The answer has to do with Jindal’s obnoxious views. Jindal has embraced a really conservative version of Christianity, which he converted to as a teenager. He launched his first, failed gubernatorial bid in 2003 while standing besides Louisiana Christian Coalition leader Billy McCormack. One of his radio ads in that campaign asked, “What’s so wrong with the Ten Commandments?” He has stated that he is “100 percent against abortion, no exceptions.” He has supported the teaching of intelligent design and opposed stem-cell research. He is backing as governor a statehouse bill, with the Orwellian title of the Louisiana Science Education Act, to allow intelligent design in schools, as Clancy DuBos, the editor of the Gambit Weekly in New Orleans, informs me.

His ultra-conservative outlook is not limited to faith-related issues. He is adamantly pro-gun, for instance, and favors a constitutional amendment to ban flag-burning.

“Anti-abortion, pro-gun, anti-secular, pro-war, anti-science . . . the list is endless,” wrote Professor Vijay Prashad for the Progressive Media Project when Jindal was sworn in as governor a few months ago. “Jindal is not only at the extreme end of the Republican spectrum, but he continues to be a loyal soldier in the Bush army.”

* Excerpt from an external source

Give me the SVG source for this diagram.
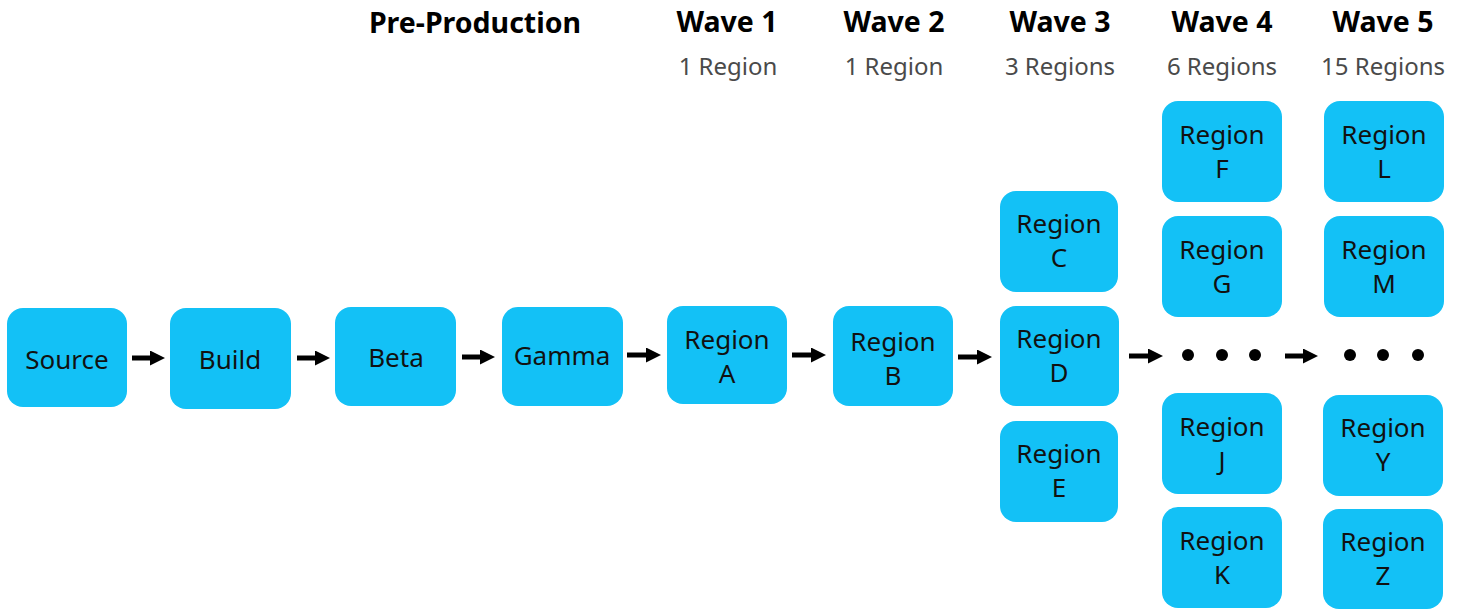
<svg xmlns="http://www.w3.org/2000/svg" width="1462" height="610" viewBox="0 0 1462 610">
<defs>
<marker id="ah" viewBox="0 0 15 15" refX="1" refY="7.5" markerWidth="15" markerHeight="15" markerUnits="userSpaceOnUse" orient="auto">
<path d="M0,0 L15,7.5 L0,15 Z" fill="#000"/>
</marker>
</defs>
<style>
.box{fill:#13C1F6}
.t{font-family:"Noto Sans","Open Sans",sans-serif;font-size:26px;fill:#111;text-anchor:middle}
.h{font-family:"Noto Sans","Open Sans",sans-serif;font-size:28.5px;font-weight:bold;fill:#000;text-anchor:middle}
.s{font-family:"Noto Sans","Open Sans",sans-serif;font-size:24px;fill:#4a4a4a;text-anchor:middle}
.c{stroke:#000;stroke-width:5;fill:none}
.dot{fill:#000}
</style>
<rect width="1462" height="610" fill="#fff"/>
<g id="headers">
<text class="h" x="475" y="33">Pre-Production</text>
<text class="h" x="727" y="32">Wave 1</text>
<text class="s" x="728" y="75">1 Region</text>
<text class="h" x="894" y="32">Wave 2</text>
<text class="s" x="894" y="75">1 Region</text>
<text class="h" x="1060" y="32">Wave 3</text>
<text class="s" x="1060" y="75">3 Regions</text>
<text class="h" x="1222" y="32">Wave 4</text>
<text class="s" x="1222" y="75">6 Regions</text>
<text class="h" x="1383" y="32">Wave 5</text>
<text class="s" x="1383" y="75">15 Regions</text>
</g>
<g id="connectors">
<line class="c" x1="132" y1="358" x2="151" y2="358" marker-end="url(#ah)"/>
<line class="c" x1="297" y1="358" x2="316" y2="358" marker-end="url(#ah)"/>
<line class="c" x1="462" y1="357" x2="481" y2="357" marker-end="url(#ah)"/>
<line class="c" x1="627" y1="355" x2="647" y2="355" marker-end="url(#ah)"/>
<line class="c" x1="792" y1="355" x2="812" y2="355" marker-end="url(#ah)"/>
<line class="c" x1="958" y1="357" x2="978" y2="357" marker-end="url(#ah)"/>
<line class="c" x1="1129" y1="356" x2="1149" y2="356" marker-end="url(#ah)"/>
<line class="c" x1="1285" y1="356" x2="1304" y2="356" marker-end="url(#ah)"/>
</g>
<g id="source"><rect class="box" x="7" y="308" width="120" height="99" rx="16"/><text class="t" x="67" y="369">Source</text></g>
<g id="build"><rect class="box" x="170" y="308" width="121" height="101" rx="16"/><text class="t" x="230" y="369">Build</text></g>
<g id="beta"><rect class="box" x="335" y="307" width="121" height="99" rx="16"/><text class="t" x="396" y="367">Beta</text></g>
<g id="gamma"><rect class="box" x="502" y="307" width="121" height="99" rx="16"/><text class="t" x="562" y="365">Gamma</text></g>
<g id="regionA"><rect class="box" x="667" y="306" width="120" height="98" rx="16"/><text class="t" x="727" y="349">Region</text><text class="t" x="727" y="383">A</text></g>
<g id="regionB"><rect class="box" x="833" y="306" width="120" height="100" rx="16"/><text class="t" x="893" y="351">Region</text><text class="t" x="893" y="385">B</text></g>
<g id="regionC"><rect class="box" x="1000" y="191" width="118" height="101" rx="16"/><text class="t" x="1059" y="233">Region</text><text class="t" x="1059" y="267">C</text></g>
<g id="regionD"><rect class="box" x="1000" y="306" width="119" height="100" rx="16"/><text class="t" x="1059" y="348">Region</text><text class="t" x="1059" y="382">D</text></g>
<g id="regionE"><rect class="box" x="1000" y="421" width="118" height="101" rx="16"/><text class="t" x="1059" y="463">Region</text><text class="t" x="1059" y="497">E</text></g>
<g id="regionF"><rect class="box" x="1162" y="101" width="120" height="101" rx="16"/><text class="t" x="1222" y="144">Region</text><text class="t" x="1222" y="178">F</text></g>
<g id="regionG"><rect class="box" x="1162" y="216" width="120" height="101" rx="16"/><text class="t" x="1222" y="259">Region</text><text class="t" x="1222" y="293">G</text></g>
<g id="wave4dots"><circle class="dot" cx="1188" cy="355" r="6"/><circle class="dot" cx="1222" cy="355" r="6"/><circle class="dot" cx="1255" cy="355" r="6"/></g>
<g id="regionJ"><rect class="box" x="1162" y="393" width="120" height="101" rx="16"/><text class="t" x="1222" y="436">Region</text><text class="t" x="1222" y="470">J</text></g>
<g id="regionK"><rect class="box" x="1162" y="507" width="120" height="101" rx="16"/><text class="t" x="1222" y="550">Region</text><text class="t" x="1222" y="584">K</text></g>
<g id="regionL"><rect class="box" x="1324" y="101" width="120" height="101" rx="16"/><text class="t" x="1384" y="144">Region</text><text class="t" x="1384" y="178">L</text></g>
<g id="regionM"><rect class="box" x="1324" y="216" width="120" height="101" rx="16"/><text class="t" x="1384" y="259">Region</text><text class="t" x="1384" y="293">M</text></g>
<g id="wave5dots"><circle class="dot" cx="1350" cy="355" r="6"/><circle class="dot" cx="1383" cy="355" r="6"/><circle class="dot" cx="1418" cy="355" r="6"/></g>
<g id="regionY"><rect class="box" x="1323" y="395" width="120" height="101" rx="16"/><text class="t" x="1383" y="437">Region</text><text class="t" x="1383" y="471">Y</text></g>
<g id="regionZ"><rect class="box" x="1323" y="509" width="120" height="100" rx="16"/><text class="t" x="1383" y="551">Region</text><text class="t" x="1383" y="585">Z</text></g>
</svg>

So extreme that, as Prashad points out, he stooped to using timeworn coded racist language to deride Jena protesters as “outside agitators.”

And Jindal has run away from his Indian heritage as a way to ingratiate himself with the majority. Shashi Tharoor, former U.N. undersecretary general, reveals that Jindal once mangled the pronunciation of his own brother’s name while accepting an award. As a Congressman, Jindal pointedly skipped a function organized by the Indian community to commemorate Diwali, the festival of lights, the biggest religious celebration among Hindus. (Not that this has stopped him from showing up at Indian-American fundraising events.)

“Indians beam proudly at another Indian-American success story to go along with Kalpana Chawla and Sunita Williams, Hargobind Khorana and Subramaniam Chandrasekhar, Kal Penn and Jhumpa Lahiri,” writes Tharoor. “But none of these Indian Americans expressed attitudes and beliefs so much at variance with the prevailing values of their community.”

I really wish I could be more fond of Jindal, especially since he is now in the running for the second-highest office in the land, a startling achievement for someone who is a member of a tiny ethnic minority and so young. But his ideology keeps coming in between.